誰もこの人物について触れないので、見えていない設定なのだろう。こいつは想像の人物なのだと分かると、ハンブルクでの黒衣の男の存在も、深く悩まなくてよいことになり、一安心。こいつは、ヨンヒの潜在意識のようなものなのか。
第三部は浜辺のあとか
次の展開は第三部とはならないが、江陵の浜辺でヨンヒが一人寝ている。『夜の浜辺でひとり』というが、まだ夕方にもなっていない。そこにロケハン中の助監督が彼女を発見する。
ヨンヒの不倫相手だったサンウォン監督(ムン・ソングン)が新作を撮ろうとしていたのだ。彼女は監督やスタッフたちと酒を交わすことになる。
ここでまた、ヨンヒのからみ酒が始まり、妻を捨てて彼女に走らなかったことを「毎日狂いそうだ、後悔している」と泣き崩れる老監督を冷ややかに見る。
さて、その後彼女は再び砂浜で眠っているところを通りすがりの人に起こされる。夢落ちだったのだ。
自分を捨てた監督に出会い、彼が後悔するところを見届けたのは、ただの夢だった。横浜流星の『ヴィレッジ』にも出てきた邯鄲の「一炊の夢」という中国故事を思い出す。

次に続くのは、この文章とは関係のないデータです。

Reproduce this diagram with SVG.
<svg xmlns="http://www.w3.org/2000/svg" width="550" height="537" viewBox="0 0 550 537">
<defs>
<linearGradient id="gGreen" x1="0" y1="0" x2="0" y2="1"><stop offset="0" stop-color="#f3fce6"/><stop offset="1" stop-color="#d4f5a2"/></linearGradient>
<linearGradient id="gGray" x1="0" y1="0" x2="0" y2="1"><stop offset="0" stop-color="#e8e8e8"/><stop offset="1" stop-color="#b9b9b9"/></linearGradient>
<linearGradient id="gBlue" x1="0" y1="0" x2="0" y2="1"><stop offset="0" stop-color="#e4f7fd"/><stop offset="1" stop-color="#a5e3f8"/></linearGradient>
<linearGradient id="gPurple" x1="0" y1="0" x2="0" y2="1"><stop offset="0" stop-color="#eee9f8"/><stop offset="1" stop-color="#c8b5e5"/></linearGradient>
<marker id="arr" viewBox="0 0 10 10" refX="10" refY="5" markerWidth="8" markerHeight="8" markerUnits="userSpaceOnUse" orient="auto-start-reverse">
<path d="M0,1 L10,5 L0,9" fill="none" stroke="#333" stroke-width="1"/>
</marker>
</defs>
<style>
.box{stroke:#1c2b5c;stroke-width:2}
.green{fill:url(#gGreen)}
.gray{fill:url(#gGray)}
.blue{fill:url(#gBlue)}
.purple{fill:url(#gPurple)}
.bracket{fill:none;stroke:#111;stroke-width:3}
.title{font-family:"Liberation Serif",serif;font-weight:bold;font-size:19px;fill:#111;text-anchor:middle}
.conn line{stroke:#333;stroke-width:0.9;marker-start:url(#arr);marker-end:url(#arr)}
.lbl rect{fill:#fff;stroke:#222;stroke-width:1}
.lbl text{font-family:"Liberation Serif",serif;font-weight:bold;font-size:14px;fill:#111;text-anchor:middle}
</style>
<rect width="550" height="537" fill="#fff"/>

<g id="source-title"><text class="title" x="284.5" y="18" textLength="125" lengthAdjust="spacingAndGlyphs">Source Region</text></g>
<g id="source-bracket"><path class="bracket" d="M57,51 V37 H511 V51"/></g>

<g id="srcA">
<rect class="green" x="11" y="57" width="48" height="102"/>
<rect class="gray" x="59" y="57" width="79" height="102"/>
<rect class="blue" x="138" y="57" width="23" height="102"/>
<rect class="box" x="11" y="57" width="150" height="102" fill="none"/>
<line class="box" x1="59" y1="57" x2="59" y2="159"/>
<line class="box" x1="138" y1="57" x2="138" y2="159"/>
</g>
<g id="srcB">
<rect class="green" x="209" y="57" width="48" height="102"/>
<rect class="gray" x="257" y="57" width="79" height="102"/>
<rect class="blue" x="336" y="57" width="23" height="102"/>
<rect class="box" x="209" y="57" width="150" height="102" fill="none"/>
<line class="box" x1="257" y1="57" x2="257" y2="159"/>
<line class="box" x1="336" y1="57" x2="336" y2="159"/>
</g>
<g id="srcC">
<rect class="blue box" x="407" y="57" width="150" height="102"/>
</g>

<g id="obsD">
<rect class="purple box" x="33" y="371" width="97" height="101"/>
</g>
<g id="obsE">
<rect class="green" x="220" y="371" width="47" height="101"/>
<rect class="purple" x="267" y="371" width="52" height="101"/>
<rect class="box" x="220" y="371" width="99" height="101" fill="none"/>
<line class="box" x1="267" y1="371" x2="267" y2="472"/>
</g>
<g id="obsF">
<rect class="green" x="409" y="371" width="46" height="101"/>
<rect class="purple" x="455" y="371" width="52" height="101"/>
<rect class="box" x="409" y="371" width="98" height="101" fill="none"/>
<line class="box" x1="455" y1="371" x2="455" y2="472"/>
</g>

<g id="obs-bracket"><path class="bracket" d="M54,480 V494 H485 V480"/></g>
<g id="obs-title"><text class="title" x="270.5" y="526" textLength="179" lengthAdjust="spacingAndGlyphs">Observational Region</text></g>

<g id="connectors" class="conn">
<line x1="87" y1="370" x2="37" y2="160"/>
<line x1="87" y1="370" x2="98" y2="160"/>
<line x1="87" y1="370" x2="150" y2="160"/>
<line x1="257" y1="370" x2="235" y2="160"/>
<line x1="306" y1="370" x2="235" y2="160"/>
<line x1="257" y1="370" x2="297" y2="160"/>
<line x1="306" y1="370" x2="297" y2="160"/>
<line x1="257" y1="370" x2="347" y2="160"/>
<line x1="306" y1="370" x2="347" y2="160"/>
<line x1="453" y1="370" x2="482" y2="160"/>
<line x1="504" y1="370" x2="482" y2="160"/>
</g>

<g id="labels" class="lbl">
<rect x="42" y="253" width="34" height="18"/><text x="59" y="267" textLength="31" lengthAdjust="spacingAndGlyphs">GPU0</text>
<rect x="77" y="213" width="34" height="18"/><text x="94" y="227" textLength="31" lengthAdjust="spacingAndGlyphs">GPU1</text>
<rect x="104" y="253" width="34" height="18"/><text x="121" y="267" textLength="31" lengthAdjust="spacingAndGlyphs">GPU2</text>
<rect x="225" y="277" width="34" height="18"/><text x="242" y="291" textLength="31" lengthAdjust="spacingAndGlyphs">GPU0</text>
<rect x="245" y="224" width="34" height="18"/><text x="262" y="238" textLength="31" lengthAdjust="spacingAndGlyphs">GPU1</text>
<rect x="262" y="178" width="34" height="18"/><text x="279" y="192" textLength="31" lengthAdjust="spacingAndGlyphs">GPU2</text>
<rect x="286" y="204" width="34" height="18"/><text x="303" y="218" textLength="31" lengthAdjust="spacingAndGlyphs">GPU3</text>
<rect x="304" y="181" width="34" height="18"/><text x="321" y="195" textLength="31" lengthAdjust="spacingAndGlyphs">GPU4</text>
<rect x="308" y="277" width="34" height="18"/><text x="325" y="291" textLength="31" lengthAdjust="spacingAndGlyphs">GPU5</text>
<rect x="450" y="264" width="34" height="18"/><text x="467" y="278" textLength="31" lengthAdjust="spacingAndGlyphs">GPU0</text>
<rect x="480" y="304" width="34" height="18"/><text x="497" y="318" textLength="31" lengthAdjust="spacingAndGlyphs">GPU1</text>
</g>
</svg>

映画の骨格部分が夢落ちだったというのは、落胆材料になることが多いが、本作にはこれといった起承転結があるわけではない。「夢でした」といわれても、「ああ、そうなの」という程度の話だ。
◇
むしろ気になったのは、じゃあ、どこからが夢だったのかという点だ。夢落ちがありなら、ノーラン監督の『インセプション』のように、夢の中で更に眠ったり、目覚めることだってありだろう。
ならば夢の始まりは江陵の浜辺ではなく、チョンウ(クォン・ヘヒョ)と会った映画館かもしれない。ビー・ガン監督の『ロングデイズ・ジャーニー この夜の涯てへ』のように、映画館で夢の世界に入るパターンは考えられる。
もし、浜辺で寝ているのを助監督に起こされたのが現実なのであれば、第一部のラストでヨンヒが姿を消した、ハンブルクの浜辺というのも夢の入り口になりえる。
彼女はここから、数年後に江陵に行き、監督と再会するという長い夢を見たのではないか。
◇
ホン・サンス監督はいまだに離婚が認められずに不倫関係を引きずっているらしい。私生活のゴシップに大した興味もないが、彼の代わりに本作でヨンヒの不倫相手の映画監督役を演じたムン・ソングンが、気の毒に思えてしまう。